• Required task
Your task is to repeat the lines from the line with "Reproduce this chart with matplotlib." to the line with "elinewidth=1.3, capsize=7, capthick=1.3, zorder=1)", both ends included, and nothing else. Pictures stay out of the copy.

• Rows

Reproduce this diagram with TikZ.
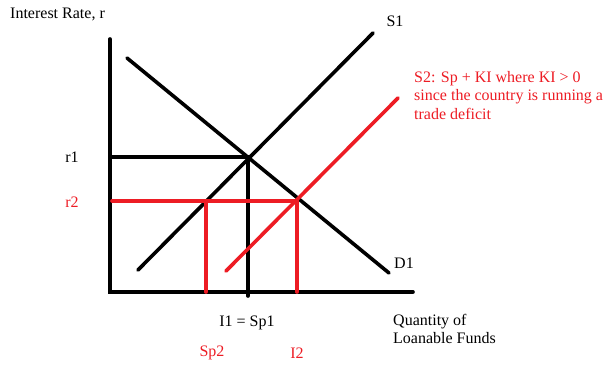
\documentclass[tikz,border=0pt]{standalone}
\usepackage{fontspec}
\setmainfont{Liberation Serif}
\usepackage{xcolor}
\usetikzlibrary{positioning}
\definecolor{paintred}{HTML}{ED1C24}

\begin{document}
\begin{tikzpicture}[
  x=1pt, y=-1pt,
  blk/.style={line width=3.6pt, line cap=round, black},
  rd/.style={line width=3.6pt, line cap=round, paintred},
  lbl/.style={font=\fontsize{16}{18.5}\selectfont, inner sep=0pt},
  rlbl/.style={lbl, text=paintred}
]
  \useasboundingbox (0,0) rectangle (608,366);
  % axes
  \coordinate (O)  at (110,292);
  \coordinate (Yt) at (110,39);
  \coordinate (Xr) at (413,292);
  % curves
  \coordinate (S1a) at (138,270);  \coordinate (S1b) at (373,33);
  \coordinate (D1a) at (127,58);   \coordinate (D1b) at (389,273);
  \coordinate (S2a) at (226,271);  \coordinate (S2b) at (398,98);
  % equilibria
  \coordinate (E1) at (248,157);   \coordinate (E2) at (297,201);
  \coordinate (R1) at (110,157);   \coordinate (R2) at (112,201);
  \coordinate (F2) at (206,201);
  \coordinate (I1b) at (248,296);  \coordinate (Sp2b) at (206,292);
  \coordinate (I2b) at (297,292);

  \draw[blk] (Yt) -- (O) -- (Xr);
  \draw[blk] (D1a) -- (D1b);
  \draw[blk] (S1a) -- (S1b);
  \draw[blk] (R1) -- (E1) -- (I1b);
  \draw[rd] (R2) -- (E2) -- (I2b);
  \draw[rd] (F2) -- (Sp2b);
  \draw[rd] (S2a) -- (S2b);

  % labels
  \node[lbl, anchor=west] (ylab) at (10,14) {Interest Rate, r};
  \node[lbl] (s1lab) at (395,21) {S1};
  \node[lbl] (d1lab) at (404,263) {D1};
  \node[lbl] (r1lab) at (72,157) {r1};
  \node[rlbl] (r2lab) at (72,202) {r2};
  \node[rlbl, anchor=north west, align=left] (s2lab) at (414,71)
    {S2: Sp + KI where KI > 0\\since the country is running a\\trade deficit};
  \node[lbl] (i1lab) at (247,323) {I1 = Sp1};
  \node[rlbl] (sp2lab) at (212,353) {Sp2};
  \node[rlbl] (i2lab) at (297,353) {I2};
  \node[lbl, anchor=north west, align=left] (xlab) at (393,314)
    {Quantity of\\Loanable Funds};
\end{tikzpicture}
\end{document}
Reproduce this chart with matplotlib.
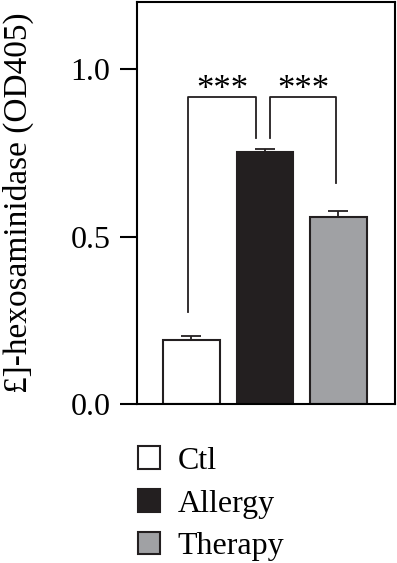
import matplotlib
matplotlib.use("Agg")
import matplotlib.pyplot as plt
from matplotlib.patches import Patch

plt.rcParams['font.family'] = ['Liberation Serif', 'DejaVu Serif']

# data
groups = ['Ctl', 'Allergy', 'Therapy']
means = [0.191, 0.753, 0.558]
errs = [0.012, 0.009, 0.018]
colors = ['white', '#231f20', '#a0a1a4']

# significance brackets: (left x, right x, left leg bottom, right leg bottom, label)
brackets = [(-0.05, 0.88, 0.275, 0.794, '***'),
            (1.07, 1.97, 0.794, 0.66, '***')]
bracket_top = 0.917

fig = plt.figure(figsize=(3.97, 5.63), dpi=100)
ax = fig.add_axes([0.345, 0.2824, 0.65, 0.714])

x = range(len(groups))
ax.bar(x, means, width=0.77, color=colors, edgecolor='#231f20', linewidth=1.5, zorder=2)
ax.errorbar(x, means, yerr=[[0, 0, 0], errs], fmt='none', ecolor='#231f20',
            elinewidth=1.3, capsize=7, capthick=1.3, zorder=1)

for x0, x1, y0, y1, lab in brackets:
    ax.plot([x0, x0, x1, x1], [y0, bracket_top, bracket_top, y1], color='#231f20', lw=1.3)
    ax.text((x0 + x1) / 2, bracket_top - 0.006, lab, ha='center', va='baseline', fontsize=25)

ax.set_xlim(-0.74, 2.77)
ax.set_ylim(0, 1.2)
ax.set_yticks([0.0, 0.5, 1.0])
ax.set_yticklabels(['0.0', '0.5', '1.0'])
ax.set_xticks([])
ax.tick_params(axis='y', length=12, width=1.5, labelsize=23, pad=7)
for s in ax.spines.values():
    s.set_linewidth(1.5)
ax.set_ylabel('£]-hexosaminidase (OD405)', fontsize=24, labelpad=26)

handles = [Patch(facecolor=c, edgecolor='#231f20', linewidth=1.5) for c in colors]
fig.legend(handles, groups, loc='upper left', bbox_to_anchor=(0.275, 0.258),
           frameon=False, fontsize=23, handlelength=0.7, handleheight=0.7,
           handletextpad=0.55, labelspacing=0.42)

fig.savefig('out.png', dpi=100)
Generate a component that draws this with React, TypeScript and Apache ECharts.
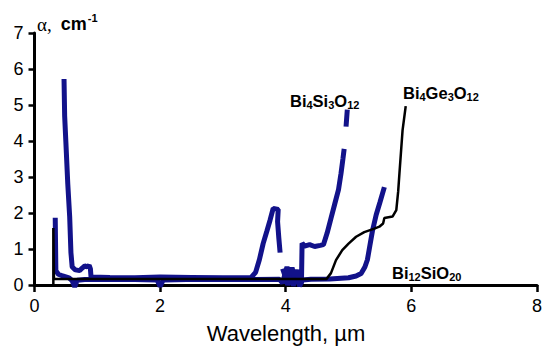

• Exercise response
Reproduce this chart with matplotlib.
import matplotlib
matplotlib.use("Agg")
import matplotlib.pyplot as plt
from matplotlib.patches import Patch

plt.rcParams['font.family'] = ['Liberation Serif', 'DejaVu Serif']

# data
groups = ['Ctl', 'Allergy', 'Therapy']
means = [0.191, 0.753, 0.558]
errs = [0.012, 0.009, 0.018]
colors = ['white', '#231f20', '#a0a1a4']

# significance brackets: (left x, right x, left leg bottom, right leg bottom, label)
brackets = [(-0.05, 0.88, 0.275, 0.794, '***'),
            (1.07, 1.97, 0.794, 0.66, '***')]
bracket_top = 0.917

fig = plt.figure(figsize=(3.97, 5.63), dpi=100)
ax = fig.add_axes([0.345, 0.2824, 0.65, 0.714])

x = range(len(groups))
ax.bar(x, means, width=0.77, color=colors, edgecolor='#231f20', linewidth=1.5, zorder=2)
ax.errorbar(x, means, yerr=[[0, 0, 0], errs], fmt='none', ecolor='#231f20',
            elinewidth=1.3, capsize=7, capthick=1.3, zorder=1)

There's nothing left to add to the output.